• **YOUR OBJECTIVE**
The lines from the top of the material through the line with "0.0002, 0.0003, 0.0002];" are to be set down exactly. Leave the pictures out.
──────── DATA PROVIDED
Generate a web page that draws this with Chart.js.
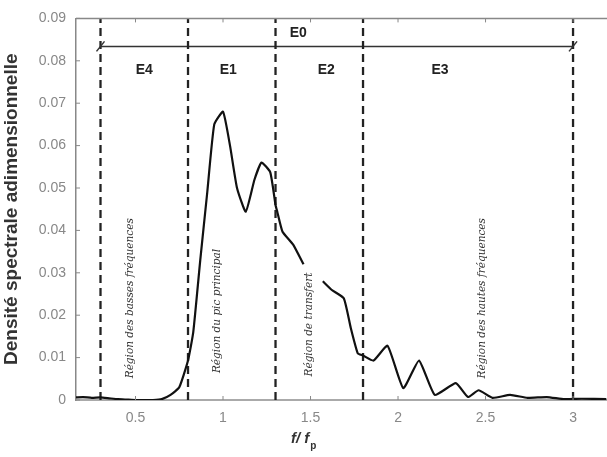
<!DOCTYPE html>
<html>
<head>
<meta charset="utf-8">
<script src="https://cdn.jsdelivr.net/npm/chart.js@4/dist/chart.umd.min.js"></script>
<style>
  html, body { margin: 0; padding: 0; background: #fff; overflow: hidden; }
  #wrap { width: 607px; height: 457px; position: relative; }
</style>
</head>
<body>
<div id="wrap"><canvas id="c"></canvas></div>
<script>
"use strict";
// spectrum f/fp -> dimensionless density (null = gap in the curve)
const freq = [0.16, 0.2, 0.25, 0.3, 0.35, 0.4, 0.45, 0.5, 0.55, 0.6, 0.65, 0.7, 0.75, 0.8, 0.83, 0.87, 0.91, 0.95, 1.0, 1.04, 1.08, 1.13, 1.18, 1.22, 1.27, 1.3, 1.31, 1.34, 1.4, 1.46, 1.51, 1.57, 1.62, 1.69, 1.73, 1.77, 1.8, 1.86, 1.94, 2.03, 2.12, 2.21, 2.33, 2.4, 2.46, 2.54, 2.64, 2.74, 2.85, 2.95, 3.05, 3.19];
const density = [0.0006, 0.0007, 0.0005, 0.0006, 0.0004, 0.0002, 0.0001, 0, 0, 0, 0.0002, 0.0012, 0.003, 0.0093, 0.016, 0.033, 0.049, 0.065, 0.068, 0.06, 0.05, 0.0444, 0.052, 0.056, 0.0537, 0.046, 0.0444, 0.0397, 0.0367, 0.032, null, 0.028, 0.026, 0.024, 0.017, 0.011, 0.0105, 0.0093, 0.0128, 0.0028, 0.0093, 0.0012, 0.004, 0.0007, 0.0023, 0.0005, 0.0012, 0.0005, 0.0007, 0.0002, 0.0003, 0.0002];

// region boundaries (dashed verticals) and labels
const bounds = [0.3, 0.8, 1.3, 1.8, 3.0];
const regionNames = ["E4", "E1", "E2", "E3"];
const regionX = [0.55, 1.03, 1.59, 2.24];
const regionTexts = ["Région des basses fréquences", "Région du pic principal", "Région de transfert", "Région des hautes fréquences"];
const regionTextX = [0.47, 0.97, 1.49, 2.48];
const regionTextY = [0.024, 0.021, 0.0178, 0.024];
const e0Level = 0.0834;

const xTicks = [0.5, 1, 1.5, 2, 2.5, 3];
const yTicks = [0, 0.01, 0.02, 0.03, 0.04, 0.05, 0.06, 0.07, 0.08, 0.09];

const datasets = [{
  data: freq.map((f, i) => ({ x: f, y: density[i] })),
  borderColor: "#111", borderWidth: 2.2, pointRadius: 0, tension: 0.15, spanGaps: false
}];
bounds.forEach(b => datasets.push({
  data: [{ x: b, y: 0 }, { x: b, y: 0.09 }],
  borderColor: "#222", borderWidth: 2.3, borderDash: [8, 5], pointRadius: 0
}));
datasets.push({
  data: [{ x: bounds[0], y: e0Level }, { x: bounds[bounds.length - 1], y: e0Level }],
  borderColor: "#333", borderWidth: 1.5, pointRadius: 0
});

const decor = {
  id: "decor",
  afterDatasetsDraw(chart) {
    const { ctx, chartArea: a, scales: { x, y } } = chart;
    ctx.save();
    // frame top line
    ctx.strokeStyle = "#888"; ctx.lineWidth = 1.5;
    ctx.beginPath(); ctx.moveTo(a.left, a.top); ctx.lineTo(a.right, a.top); ctx.stroke();
    // inward ticks
    ctx.lineWidth = 1; ctx.strokeStyle = "#888";
    xTicks.forEach(t => {
      const px = x.getPixelForValue(t);
      ctx.beginPath();
      ctx.moveTo(px, a.bottom); ctx.lineTo(px, a.bottom - 4);
      ctx.moveTo(px, a.top); ctx.lineTo(px, a.top + 4);
      ctx.stroke();
    });
    yTicks.forEach(t => {
      const py = y.getPixelForValue(t);
      ctx.beginPath(); ctx.moveTo(a.left, py); ctx.lineTo(a.left + 4, py); ctx.stroke();
    });
    // E0 end slashes
    ctx.strokeStyle = "#333"; ctx.lineWidth = 1.5;
    const ey = y.getPixelForValue(e0Level);
    [bounds[0], bounds[bounds.length - 1]].forEach(b => {
      const px = x.getPixelForValue(b);
      ctx.beginPath(); ctx.moveTo(px - 4, ey + 5); ctx.lineTo(px + 4, ey - 5); ctx.stroke();
    });
    // labels
    ctx.fillStyle = "#222";
    ctx.font = "bold 14px 'Liberation Sans', Arial, sans-serif";
    ctx.textAlign = "center"; ctx.textBaseline = "middle";
    ctx.fillText("E0", x.getPixelForValue(1.43), y.getPixelForValue(0.0865));
    regionNames.forEach((n, i) => ctx.fillText(n, x.getPixelForValue(regionX[i]), y.getPixelForValue(0.0778)));
    ctx.font = "italic 10.5px 'DejaVu Serif', serif";
    regionTexts.forEach((t, i) => {
      ctx.save();
      ctx.translate(x.getPixelForValue(regionTextX[i]), y.getPixelForValue(regionTextY[i]));
      ctx.rotate(-Math.PI / 2);
      ctx.fillStyle = "#333";
      ctx.fillText(t, 0, 0);
      ctx.restore();
    });
    // x title f/ f_p
    ctx.fillStyle = "#333";
    ctx.font = "bold italic 15px 'Liberation Sans', Arial, sans-serif";
    ctx.textAlign = "left"; ctx.textBaseline = "alphabetic";
    const tx = 291, ty = 443;
    ctx.fillText("f/ f", tx, ty);
    const w = ctx.measureText("f/ f").width;
    ctx.font = "bold 10px 'Liberation Sans', Arial, sans-serif";
    ctx.fillText("p", tx + w + 1, ty + 6);
    ctx.restore();
  }
};

new Chart(document.getElementById("c"), {
  type: "line",
  data: { datasets },
  options: {
    responsive: true, maintainAspectRatio: false, animation: false,
    layout: { padding: { top: 15, right: 0, left: 0, bottom: 0 } },
    plugins: { legend: { display: false }, tooltip: { enabled: false } },
    scales: {
      x: {
        type: "linear", min: 0.16, max: 3.194,
        afterBuildTicks: s => { s.ticks = xTicks.map(v => ({ value: v })); },
        afterFit: s => { s.height = 57; },
        grid: { display: false, drawTicks: false },
        border: { color: "#aaa", width: 2 },
        ticks: {
          color: "#888", font: { size: 14, family: "'Liberation Sans', Arial" }, padding: 10, maxRotation: 0,
          callback: v => String(v)
        }
      },
      y: {
        min: 0, max: 0.09,
        afterBuildTicks: s => { s.ticks = yTicks.map(v => ({ value: v })); },
        afterFit: s => { s.width = 76; },
        grid: { display: false, drawTicks: false },
        border: { color: "#888", width: 1.5 },
        ticks: {
          color: "#888", font: { size: 14, family: "'Liberation Sans', Arial" }, padding: 10,
          callback: v => v === 0 ? "0" : v.toFixed(2)
        },
        title: {
          display: true, text: "Densité spectrale adimensionnelle", color: "#333",
          font: { size: 19, weight: "bold", family: "'Liberation Sans', Arial" }, padding: { top: 0, bottom: 0 }
        }
      }
    }
  },
  plugins: [decor]
});
</script>
</body>
</html>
────────────────
• **WRITTEN RESPONSE**
Generate a web page that draws this with Chart.js.
<!DOCTYPE html>
<html>
<head>
<meta charset="utf-8">
<script src="https://cdn.jsdelivr.net/npm/chart.js@4/dist/chart.umd.min.js"></script>
<style>
  html, body { margin: 0; padding: 0; background: #fff; overflow: hidden; }
  #wrap { width: 607px; height: 457px; position: relative; }
</style>
</head>
<body>
<div id="wrap"><canvas id="c"></canvas></div>
<script>
"use strict";
// spectrum f/fp -> dimensionless density (null = gap in the curve)
const freq = [0.16, 0.2, 0.25, 0.3, 0.35, 0.4, 0.45, 0.5, 0.55, 0.6, 0.65, 0.7, 0.75, 0.8, 0.83, 0.87, 0.91, 0.95, 1.0, 1.04, 1.08, 1.13, 1.18, 1.22, 1.27, 1.3, 1.31, 1.34, 1.4, 1.46, 1.51, 1.57, 1.62, 1.69, 1.73, 1.77, 1.8, 1.86, 1.94, 2.03, 2.12, 2.21, 2.33, 2.4, 2.46, 2.54, 2.64, 2.74, 2.85, 2.95, 3.05, 3.19];
const density = [0.0006, 0.0007, 0.0005, 0.0006, 0.0004, 0.0002, 0.0001, 0, 0, 0, 0.0002, 0.0012, 0.003, 0.0093, 0.016, 0.033, 0.049, 0.065, 0.068, 0.06, 0.05, 0.0444, 0.052, 0.056, 0.0537, 0.046, 0.0444, 0.0397, 0.0367, 0.032, null, 0.028, 0.026, 0.024, 0.017, 0.011, 0.0105, 0.0093, 0.0128, 0.0028, 0.0093, 0.0012, 0.004, 0.0007, 0.0023, 0.0005, 0.0012, 0.0005, 0.0007, 0.0002, 0.0003, 0.0002];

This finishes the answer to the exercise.